Start of DATA SHOWN
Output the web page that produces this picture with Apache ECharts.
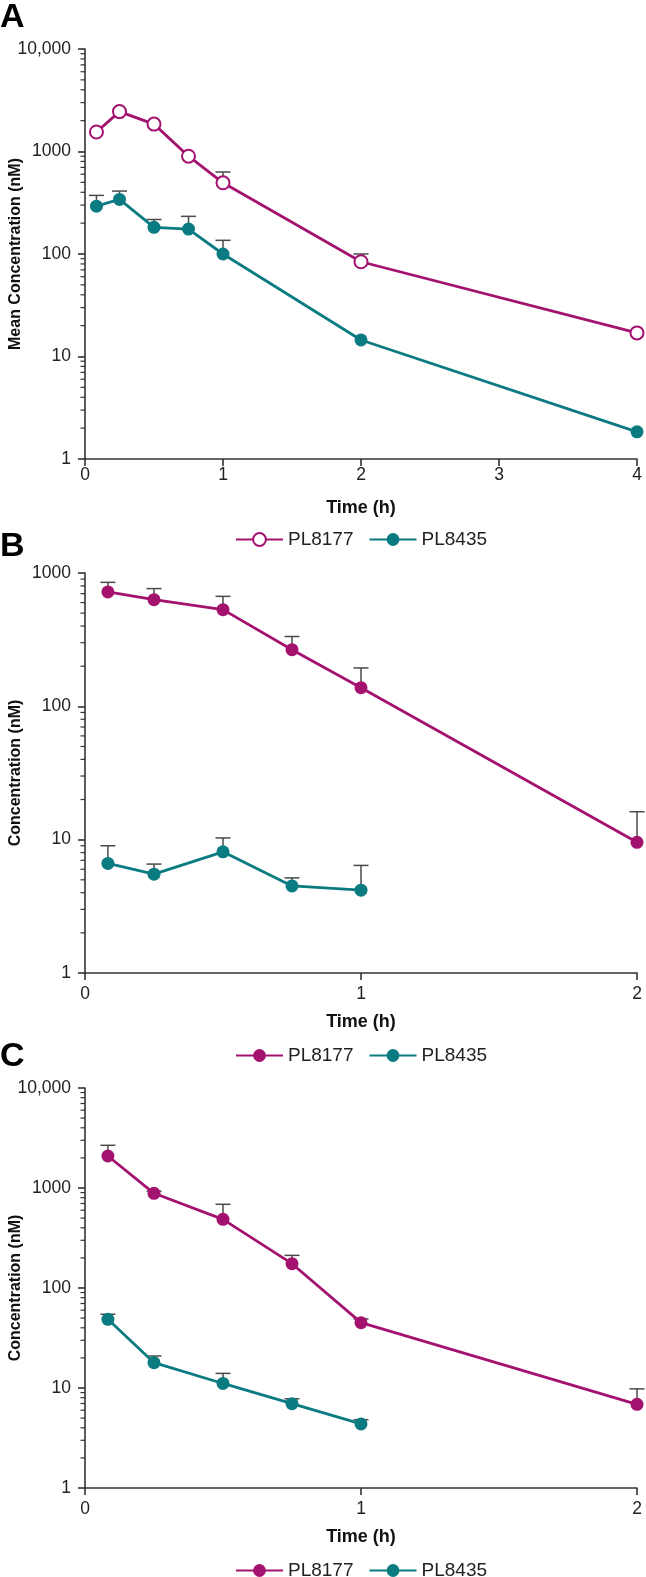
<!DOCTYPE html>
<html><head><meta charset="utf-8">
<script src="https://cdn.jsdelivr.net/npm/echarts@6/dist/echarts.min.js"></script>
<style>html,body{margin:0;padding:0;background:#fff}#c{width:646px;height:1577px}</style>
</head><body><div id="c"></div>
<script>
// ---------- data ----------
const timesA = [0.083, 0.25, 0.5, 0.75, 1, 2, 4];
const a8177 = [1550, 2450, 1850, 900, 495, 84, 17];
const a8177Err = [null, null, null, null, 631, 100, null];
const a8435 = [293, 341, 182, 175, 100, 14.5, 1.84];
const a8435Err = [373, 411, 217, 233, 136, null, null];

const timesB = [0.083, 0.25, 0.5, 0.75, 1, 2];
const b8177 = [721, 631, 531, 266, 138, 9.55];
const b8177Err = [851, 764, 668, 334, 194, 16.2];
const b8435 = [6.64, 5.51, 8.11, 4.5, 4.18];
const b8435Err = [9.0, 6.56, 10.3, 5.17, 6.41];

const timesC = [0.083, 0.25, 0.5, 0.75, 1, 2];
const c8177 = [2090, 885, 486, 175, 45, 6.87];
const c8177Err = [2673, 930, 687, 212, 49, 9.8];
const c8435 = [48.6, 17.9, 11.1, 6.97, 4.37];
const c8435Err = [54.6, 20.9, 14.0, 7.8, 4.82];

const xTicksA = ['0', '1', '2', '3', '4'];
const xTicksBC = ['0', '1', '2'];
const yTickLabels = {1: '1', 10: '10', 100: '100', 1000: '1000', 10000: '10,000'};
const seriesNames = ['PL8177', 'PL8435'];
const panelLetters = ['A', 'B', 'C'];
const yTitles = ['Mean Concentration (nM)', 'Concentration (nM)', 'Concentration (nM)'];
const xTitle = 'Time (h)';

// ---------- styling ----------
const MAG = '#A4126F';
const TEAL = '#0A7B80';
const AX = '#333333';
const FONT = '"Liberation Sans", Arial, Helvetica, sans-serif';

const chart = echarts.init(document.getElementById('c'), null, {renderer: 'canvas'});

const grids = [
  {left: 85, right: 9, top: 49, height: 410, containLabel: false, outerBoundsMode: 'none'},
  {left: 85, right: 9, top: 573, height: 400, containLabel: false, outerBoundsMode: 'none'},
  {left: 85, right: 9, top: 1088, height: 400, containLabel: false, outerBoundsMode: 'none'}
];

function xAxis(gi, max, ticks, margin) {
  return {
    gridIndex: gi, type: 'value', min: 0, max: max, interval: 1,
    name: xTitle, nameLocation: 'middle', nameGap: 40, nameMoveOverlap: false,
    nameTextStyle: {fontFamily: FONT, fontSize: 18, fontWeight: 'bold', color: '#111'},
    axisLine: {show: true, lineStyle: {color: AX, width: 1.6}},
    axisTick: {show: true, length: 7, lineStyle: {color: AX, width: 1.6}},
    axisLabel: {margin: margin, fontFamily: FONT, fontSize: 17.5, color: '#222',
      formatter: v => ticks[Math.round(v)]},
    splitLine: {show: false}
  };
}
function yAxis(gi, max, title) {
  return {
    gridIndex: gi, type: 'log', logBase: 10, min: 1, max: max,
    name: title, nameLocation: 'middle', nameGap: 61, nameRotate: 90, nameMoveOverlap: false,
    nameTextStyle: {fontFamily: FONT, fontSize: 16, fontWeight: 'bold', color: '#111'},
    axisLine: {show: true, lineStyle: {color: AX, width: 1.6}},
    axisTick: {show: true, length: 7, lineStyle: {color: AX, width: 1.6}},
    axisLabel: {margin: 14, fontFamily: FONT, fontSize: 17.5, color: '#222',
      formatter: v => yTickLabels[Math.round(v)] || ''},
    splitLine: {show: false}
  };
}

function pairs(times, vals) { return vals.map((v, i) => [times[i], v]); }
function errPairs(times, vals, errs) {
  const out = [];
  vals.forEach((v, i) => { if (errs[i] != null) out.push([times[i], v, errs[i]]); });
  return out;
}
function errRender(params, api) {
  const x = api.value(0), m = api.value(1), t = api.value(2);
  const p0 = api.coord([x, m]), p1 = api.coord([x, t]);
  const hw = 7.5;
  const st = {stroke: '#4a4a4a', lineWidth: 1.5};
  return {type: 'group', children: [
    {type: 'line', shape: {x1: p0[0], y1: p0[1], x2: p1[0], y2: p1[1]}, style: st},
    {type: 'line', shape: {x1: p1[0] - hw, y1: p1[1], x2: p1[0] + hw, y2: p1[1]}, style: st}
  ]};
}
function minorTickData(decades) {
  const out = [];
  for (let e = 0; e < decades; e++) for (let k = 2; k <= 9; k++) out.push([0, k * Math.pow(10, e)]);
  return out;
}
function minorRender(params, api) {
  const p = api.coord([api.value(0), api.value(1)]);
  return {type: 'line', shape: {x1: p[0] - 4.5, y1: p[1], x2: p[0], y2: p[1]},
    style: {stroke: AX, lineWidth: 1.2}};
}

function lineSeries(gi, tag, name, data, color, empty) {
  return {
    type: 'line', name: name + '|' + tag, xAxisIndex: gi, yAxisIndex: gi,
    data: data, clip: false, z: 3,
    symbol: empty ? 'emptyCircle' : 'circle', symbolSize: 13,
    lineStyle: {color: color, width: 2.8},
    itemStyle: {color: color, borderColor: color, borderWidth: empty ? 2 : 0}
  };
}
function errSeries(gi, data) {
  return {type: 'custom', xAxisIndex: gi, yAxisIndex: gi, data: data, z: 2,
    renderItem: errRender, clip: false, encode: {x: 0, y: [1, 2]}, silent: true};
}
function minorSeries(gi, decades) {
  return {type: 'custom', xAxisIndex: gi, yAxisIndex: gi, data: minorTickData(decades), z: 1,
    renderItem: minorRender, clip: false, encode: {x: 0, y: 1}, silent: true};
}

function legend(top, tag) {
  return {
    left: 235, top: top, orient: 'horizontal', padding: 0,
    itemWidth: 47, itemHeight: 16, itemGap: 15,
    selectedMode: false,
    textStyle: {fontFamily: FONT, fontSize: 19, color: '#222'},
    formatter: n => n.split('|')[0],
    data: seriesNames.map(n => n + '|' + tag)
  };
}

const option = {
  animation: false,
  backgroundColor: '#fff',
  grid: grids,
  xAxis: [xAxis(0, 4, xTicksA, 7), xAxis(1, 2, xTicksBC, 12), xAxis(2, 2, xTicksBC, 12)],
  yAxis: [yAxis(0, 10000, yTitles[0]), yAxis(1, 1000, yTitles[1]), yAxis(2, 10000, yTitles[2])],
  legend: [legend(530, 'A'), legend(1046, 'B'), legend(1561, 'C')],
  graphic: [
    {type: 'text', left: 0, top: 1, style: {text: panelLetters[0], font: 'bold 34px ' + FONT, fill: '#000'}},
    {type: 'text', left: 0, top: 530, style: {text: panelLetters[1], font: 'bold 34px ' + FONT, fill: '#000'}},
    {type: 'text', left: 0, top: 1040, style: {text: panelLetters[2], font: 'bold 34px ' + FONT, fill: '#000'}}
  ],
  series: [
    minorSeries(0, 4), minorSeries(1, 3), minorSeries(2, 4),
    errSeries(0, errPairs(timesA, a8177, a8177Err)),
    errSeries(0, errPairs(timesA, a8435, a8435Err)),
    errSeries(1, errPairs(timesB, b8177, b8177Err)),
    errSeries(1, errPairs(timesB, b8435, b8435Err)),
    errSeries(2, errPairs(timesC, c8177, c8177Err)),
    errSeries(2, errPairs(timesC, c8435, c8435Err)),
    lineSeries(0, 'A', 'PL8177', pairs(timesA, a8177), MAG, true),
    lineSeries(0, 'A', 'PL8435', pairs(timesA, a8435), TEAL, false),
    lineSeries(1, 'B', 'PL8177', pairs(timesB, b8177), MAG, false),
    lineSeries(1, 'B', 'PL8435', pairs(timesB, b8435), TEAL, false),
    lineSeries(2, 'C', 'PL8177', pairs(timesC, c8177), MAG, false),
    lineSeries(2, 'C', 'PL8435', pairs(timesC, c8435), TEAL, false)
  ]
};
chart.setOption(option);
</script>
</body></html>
End of DATA SHOWN
Start of DATA SHOWN
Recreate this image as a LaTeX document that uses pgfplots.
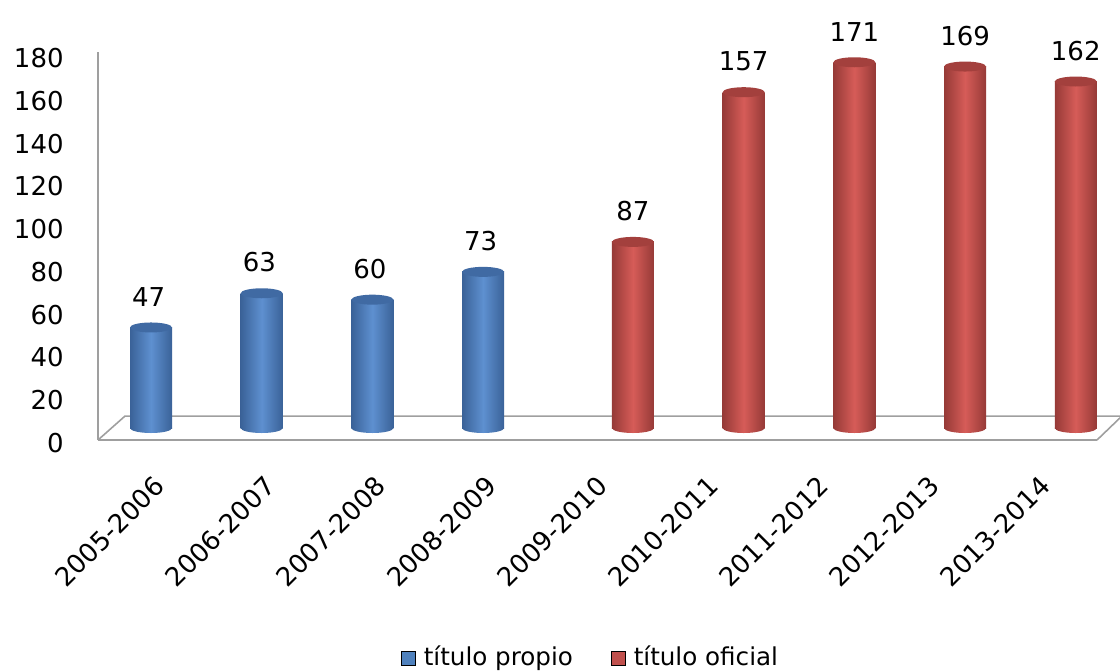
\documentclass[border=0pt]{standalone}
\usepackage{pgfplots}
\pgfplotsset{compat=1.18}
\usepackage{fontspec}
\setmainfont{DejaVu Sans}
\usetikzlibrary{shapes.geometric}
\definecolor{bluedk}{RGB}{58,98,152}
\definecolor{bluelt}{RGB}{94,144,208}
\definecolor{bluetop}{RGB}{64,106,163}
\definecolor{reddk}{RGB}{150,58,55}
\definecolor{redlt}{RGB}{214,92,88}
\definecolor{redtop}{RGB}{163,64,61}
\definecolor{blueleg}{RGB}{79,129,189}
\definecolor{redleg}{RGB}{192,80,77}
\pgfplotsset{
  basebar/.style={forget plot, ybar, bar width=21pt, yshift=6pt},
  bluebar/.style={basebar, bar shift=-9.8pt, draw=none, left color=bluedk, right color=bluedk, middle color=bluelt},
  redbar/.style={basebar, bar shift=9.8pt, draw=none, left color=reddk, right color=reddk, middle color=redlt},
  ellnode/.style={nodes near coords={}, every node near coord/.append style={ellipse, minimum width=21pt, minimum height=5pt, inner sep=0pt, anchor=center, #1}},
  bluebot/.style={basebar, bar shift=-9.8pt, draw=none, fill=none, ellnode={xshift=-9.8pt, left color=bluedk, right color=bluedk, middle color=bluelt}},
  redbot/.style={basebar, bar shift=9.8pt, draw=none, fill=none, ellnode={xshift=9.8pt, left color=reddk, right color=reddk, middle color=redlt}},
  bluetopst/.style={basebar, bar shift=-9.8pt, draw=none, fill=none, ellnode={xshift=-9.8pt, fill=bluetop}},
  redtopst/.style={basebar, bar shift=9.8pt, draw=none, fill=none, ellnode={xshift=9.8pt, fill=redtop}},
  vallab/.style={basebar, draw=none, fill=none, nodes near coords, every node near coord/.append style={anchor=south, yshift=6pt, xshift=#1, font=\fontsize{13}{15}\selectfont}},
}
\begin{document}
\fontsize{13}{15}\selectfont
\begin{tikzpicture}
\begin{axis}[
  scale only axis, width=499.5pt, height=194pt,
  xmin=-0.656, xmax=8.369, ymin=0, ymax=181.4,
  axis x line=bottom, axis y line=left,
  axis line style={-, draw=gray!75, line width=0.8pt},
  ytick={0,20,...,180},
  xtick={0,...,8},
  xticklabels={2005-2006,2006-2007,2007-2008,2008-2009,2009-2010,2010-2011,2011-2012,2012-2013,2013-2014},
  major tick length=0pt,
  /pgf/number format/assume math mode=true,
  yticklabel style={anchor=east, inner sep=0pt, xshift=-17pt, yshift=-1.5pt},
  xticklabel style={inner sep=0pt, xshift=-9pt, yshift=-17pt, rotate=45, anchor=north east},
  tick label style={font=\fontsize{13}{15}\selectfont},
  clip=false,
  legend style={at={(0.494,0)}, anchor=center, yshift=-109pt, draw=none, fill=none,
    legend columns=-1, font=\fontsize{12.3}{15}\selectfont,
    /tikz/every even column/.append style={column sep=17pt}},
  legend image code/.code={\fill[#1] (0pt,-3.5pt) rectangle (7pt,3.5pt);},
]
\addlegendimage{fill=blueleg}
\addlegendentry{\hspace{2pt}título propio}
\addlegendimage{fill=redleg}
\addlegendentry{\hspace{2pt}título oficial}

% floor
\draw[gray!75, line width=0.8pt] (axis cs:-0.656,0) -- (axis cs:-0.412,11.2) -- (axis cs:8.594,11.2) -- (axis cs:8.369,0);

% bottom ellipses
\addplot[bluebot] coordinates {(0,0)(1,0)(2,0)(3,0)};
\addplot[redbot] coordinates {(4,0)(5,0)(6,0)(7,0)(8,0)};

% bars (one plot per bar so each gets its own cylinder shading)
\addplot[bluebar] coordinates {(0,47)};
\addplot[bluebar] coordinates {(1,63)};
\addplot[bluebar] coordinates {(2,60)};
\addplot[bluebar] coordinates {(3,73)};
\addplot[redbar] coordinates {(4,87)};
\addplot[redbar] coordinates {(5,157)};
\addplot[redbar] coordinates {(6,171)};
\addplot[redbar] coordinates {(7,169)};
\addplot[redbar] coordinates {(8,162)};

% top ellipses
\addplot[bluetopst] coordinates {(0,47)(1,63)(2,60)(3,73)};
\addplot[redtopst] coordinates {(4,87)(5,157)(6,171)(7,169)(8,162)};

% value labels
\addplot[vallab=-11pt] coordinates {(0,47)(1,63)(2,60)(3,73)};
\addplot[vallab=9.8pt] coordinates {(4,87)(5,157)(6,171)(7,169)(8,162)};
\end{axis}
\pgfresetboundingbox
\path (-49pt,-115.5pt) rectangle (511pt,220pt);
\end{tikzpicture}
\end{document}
End of DATA SHOWN
» WORK REQUIRED: Word for word, retype the lines in the entries above that run from the one with "Output the web" through the one with "const b8435Err = [9.0, 6.56, 10.3, 5.17, 6.41];". Both ends count; pictures do not.

» RESULT OF THE TASK:
Output the web page that produces this picture with Apache ECharts.
<!DOCTYPE html>
<html><head><meta charset="utf-8">
<script src="https://cdn.jsdelivr.net/npm/echarts@6/dist/echarts.min.js"></script>
<style>html,body{margin:0;padding:0;background:#fff}#c{width:646px;height:1577px}</style>
</head><body><div id="c"></div>
<script>
// ---------- data ----------
const timesA = [0.083, 0.25, 0.5, 0.75, 1, 2, 4];
const a8177 = [1550, 2450, 1850, 900, 495, 84, 17];
const a8177Err = [null, null, null, null, 631, 100, null];
const a8435 = [293, 341, 182, 175, 100, 14.5, 1.84];
const a8435Err = [373, 411, 217, 233, 136, null, null];

const timesB = [0.083, 0.25, 0.5, 0.75, 1, 2];
const b8177 = [721, 631, 531, 266, 138, 9.55];
const b8177Err = [851, 764, 668, 334, 194, 16.2];
const b8435 = [6.64, 5.51, 8.11, 4.5, 4.18];
const b8435Err = [9.0, 6.56, 10.3, 5.17, 6.41];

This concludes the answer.